- Exercise goal -
Copy exactly, and only, the lines below from the first through the one containing "exon_bp = (35, 62)", both included; pictures are omitted.

- Data lines -
:::::
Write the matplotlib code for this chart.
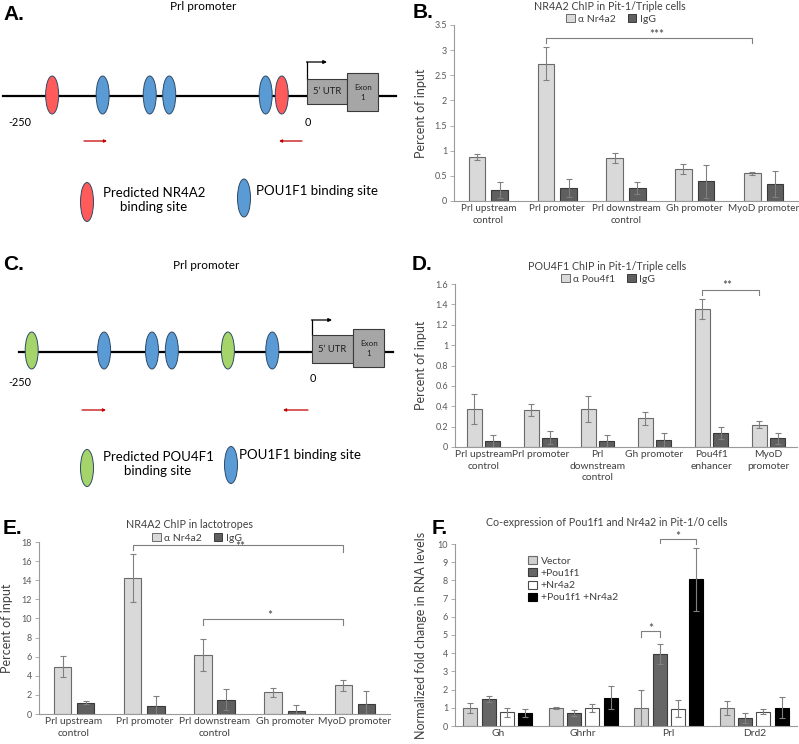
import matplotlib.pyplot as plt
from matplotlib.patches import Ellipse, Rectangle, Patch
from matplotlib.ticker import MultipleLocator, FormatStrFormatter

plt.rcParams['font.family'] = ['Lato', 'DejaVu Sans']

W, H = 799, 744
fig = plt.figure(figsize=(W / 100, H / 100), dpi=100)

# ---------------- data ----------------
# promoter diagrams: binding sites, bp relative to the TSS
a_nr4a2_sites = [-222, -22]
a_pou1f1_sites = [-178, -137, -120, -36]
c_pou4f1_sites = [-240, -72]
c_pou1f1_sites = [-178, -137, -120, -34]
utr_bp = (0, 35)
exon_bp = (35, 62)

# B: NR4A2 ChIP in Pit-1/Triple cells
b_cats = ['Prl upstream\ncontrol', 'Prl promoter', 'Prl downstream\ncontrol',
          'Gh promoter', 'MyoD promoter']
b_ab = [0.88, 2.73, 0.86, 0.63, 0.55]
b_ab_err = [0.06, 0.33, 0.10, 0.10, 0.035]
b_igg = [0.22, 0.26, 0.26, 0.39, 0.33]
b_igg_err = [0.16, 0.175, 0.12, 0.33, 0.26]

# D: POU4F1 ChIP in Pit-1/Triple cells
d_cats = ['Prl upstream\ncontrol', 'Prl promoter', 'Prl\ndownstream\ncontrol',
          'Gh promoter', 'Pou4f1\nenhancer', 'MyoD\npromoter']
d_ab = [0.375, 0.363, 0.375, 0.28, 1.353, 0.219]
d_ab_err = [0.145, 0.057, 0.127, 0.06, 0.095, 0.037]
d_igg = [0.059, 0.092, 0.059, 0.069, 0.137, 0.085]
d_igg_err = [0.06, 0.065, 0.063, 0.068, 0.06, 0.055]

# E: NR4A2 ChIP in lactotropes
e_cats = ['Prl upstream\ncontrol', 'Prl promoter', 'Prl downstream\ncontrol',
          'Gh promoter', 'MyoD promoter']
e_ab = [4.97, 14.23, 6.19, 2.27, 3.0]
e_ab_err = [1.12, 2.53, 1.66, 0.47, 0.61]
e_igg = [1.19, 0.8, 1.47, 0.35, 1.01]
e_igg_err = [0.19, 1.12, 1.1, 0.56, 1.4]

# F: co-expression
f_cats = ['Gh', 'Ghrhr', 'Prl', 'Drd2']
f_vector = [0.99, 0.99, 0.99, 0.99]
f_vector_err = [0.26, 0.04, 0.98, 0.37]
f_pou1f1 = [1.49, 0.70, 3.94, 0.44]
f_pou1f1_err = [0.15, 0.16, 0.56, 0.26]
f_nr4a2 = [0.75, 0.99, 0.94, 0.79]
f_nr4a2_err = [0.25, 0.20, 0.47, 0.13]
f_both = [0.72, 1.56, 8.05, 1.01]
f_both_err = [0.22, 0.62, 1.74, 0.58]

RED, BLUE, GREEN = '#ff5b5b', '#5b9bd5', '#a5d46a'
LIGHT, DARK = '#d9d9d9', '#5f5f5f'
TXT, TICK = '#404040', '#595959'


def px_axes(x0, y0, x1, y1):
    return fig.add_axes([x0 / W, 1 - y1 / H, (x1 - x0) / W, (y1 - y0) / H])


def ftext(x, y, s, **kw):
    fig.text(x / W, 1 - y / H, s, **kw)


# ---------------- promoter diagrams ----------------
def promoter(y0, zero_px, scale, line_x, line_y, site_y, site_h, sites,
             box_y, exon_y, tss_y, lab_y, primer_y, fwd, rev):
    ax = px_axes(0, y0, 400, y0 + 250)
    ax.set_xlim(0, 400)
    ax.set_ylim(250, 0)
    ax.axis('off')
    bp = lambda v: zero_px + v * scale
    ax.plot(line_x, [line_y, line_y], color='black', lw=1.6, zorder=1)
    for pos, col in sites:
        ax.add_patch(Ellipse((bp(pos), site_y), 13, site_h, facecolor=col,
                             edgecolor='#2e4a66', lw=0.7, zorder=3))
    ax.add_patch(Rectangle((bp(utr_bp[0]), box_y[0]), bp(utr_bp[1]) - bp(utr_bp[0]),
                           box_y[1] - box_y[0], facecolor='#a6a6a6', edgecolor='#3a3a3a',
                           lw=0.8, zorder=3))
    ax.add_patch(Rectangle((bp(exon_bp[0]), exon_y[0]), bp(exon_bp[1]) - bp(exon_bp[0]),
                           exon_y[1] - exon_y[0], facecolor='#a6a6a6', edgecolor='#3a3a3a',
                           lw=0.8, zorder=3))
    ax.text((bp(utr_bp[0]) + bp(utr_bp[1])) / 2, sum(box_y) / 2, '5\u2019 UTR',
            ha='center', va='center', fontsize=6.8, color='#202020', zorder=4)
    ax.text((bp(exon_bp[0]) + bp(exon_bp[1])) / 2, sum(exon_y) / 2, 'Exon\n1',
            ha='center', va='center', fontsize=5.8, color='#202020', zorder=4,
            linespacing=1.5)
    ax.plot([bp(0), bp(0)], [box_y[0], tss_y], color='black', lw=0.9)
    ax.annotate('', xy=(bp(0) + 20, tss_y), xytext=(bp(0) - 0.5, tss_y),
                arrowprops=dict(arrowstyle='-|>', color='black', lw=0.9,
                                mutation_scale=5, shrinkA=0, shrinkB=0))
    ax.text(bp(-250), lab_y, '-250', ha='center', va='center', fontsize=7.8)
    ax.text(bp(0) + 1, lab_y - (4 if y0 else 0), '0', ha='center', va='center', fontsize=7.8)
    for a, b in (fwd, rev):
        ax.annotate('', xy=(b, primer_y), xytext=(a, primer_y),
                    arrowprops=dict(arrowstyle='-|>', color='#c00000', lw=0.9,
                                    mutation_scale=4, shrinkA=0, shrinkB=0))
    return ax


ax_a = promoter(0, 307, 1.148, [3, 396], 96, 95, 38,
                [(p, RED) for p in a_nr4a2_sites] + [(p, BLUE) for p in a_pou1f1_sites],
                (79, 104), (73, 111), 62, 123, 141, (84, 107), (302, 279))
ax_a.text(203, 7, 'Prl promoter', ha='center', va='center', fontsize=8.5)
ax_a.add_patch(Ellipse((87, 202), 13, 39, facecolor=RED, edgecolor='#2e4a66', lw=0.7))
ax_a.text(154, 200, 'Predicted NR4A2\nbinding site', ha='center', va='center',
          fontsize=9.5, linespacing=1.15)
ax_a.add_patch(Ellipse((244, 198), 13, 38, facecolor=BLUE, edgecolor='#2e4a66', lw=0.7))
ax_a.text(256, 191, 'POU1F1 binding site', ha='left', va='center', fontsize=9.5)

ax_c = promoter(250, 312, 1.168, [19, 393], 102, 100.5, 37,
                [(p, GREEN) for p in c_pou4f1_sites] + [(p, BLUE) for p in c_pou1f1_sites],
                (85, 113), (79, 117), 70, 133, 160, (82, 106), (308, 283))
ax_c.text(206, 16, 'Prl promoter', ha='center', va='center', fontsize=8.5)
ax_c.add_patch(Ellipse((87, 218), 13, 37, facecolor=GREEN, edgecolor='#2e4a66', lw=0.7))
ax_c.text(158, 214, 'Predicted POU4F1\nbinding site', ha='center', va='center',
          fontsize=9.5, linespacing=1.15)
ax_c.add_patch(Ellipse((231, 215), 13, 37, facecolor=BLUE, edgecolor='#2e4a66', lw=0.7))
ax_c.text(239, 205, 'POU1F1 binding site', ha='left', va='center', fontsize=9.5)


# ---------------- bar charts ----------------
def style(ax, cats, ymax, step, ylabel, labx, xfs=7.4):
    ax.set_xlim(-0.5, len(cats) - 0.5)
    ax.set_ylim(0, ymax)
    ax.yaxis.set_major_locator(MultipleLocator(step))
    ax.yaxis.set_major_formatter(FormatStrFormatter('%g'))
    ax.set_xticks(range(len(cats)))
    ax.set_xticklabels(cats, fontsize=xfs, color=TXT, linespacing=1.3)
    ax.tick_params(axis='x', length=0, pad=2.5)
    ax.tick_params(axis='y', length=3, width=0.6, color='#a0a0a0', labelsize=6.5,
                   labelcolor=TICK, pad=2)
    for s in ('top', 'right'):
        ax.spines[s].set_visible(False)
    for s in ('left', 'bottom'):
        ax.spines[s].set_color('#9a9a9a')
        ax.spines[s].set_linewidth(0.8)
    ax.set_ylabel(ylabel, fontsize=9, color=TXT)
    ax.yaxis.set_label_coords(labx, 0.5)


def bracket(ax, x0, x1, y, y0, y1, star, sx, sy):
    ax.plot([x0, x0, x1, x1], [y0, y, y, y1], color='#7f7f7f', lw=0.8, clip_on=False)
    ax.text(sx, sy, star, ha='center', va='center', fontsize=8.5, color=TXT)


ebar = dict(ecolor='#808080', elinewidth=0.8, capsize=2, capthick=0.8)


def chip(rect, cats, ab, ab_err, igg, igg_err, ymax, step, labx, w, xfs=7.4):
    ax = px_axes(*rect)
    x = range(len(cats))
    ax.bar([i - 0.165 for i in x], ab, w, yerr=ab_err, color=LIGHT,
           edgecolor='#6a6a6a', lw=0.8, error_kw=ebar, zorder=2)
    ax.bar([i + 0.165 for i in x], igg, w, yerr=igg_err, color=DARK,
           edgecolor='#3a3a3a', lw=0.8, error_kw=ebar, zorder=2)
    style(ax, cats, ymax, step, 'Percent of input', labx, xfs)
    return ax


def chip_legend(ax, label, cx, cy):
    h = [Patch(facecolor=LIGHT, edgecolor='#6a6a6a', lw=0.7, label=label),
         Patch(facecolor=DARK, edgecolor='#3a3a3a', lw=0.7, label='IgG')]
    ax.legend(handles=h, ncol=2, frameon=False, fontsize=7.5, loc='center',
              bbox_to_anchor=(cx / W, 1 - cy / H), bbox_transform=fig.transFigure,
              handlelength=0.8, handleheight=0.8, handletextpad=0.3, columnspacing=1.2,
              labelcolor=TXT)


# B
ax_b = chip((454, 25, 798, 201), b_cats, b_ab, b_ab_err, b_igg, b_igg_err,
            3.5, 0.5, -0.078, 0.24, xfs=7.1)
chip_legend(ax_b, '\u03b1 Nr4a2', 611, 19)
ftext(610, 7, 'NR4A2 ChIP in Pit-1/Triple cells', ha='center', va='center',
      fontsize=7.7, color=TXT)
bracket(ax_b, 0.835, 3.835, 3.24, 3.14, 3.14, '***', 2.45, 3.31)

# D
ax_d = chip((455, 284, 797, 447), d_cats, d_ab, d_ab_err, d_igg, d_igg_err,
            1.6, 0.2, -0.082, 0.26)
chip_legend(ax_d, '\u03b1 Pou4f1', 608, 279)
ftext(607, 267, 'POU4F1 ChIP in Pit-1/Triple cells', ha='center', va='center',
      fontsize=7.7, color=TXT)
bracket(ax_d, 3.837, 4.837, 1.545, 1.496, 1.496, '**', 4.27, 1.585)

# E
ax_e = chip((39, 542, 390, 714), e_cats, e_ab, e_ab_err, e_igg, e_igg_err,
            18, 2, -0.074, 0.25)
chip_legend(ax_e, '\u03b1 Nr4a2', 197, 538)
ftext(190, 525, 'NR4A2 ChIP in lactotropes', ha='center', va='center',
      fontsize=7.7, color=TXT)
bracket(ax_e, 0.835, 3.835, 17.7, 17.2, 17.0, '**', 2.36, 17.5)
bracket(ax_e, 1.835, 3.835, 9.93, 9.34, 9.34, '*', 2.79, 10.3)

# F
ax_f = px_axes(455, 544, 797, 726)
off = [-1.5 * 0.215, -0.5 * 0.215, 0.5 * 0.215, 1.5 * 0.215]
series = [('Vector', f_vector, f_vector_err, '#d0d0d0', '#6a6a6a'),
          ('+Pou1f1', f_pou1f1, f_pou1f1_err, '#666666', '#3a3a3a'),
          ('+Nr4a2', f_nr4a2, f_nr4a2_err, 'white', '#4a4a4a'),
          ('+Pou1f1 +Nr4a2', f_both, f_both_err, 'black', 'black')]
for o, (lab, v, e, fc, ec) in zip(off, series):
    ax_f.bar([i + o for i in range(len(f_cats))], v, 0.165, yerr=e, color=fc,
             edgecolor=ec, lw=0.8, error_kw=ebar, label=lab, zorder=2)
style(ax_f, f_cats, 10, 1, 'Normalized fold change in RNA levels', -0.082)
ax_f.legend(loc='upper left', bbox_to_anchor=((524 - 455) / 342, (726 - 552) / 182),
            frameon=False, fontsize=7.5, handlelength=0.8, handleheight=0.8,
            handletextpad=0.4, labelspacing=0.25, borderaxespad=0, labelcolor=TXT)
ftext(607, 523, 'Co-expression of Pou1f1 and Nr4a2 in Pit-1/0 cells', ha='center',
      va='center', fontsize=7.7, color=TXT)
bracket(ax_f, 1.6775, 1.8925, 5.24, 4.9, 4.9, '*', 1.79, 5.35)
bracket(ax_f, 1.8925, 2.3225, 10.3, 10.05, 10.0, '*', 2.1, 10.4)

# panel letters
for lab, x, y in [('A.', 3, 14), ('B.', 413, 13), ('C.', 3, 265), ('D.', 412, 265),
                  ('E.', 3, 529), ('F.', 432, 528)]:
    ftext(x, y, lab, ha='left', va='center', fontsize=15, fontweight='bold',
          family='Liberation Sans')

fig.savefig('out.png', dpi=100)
:::::
- Solution -
Write the matplotlib code for this chart.
import matplotlib.pyplot as plt
from matplotlib.patches import Ellipse, Rectangle, Patch
from matplotlib.ticker import MultipleLocator, FormatStrFormatter

plt.rcParams['font.family'] = ['Lato', 'DejaVu Sans']

W, H = 799, 744
fig = plt.figure(figsize=(W / 100, H / 100), dpi=100)

# ---------------- data ----------------
# promoter diagrams: binding sites, bp relative to the TSS
a_nr4a2_sites = [-222, -22]
a_pou1f1_sites = [-178, -137, -120, -36]
c_pou4f1_sites = [-240, -72]
c_pou1f1_sites = [-178, -137, -120, -34]
utr_bp = (0, 35)
exon_bp = (35, 62)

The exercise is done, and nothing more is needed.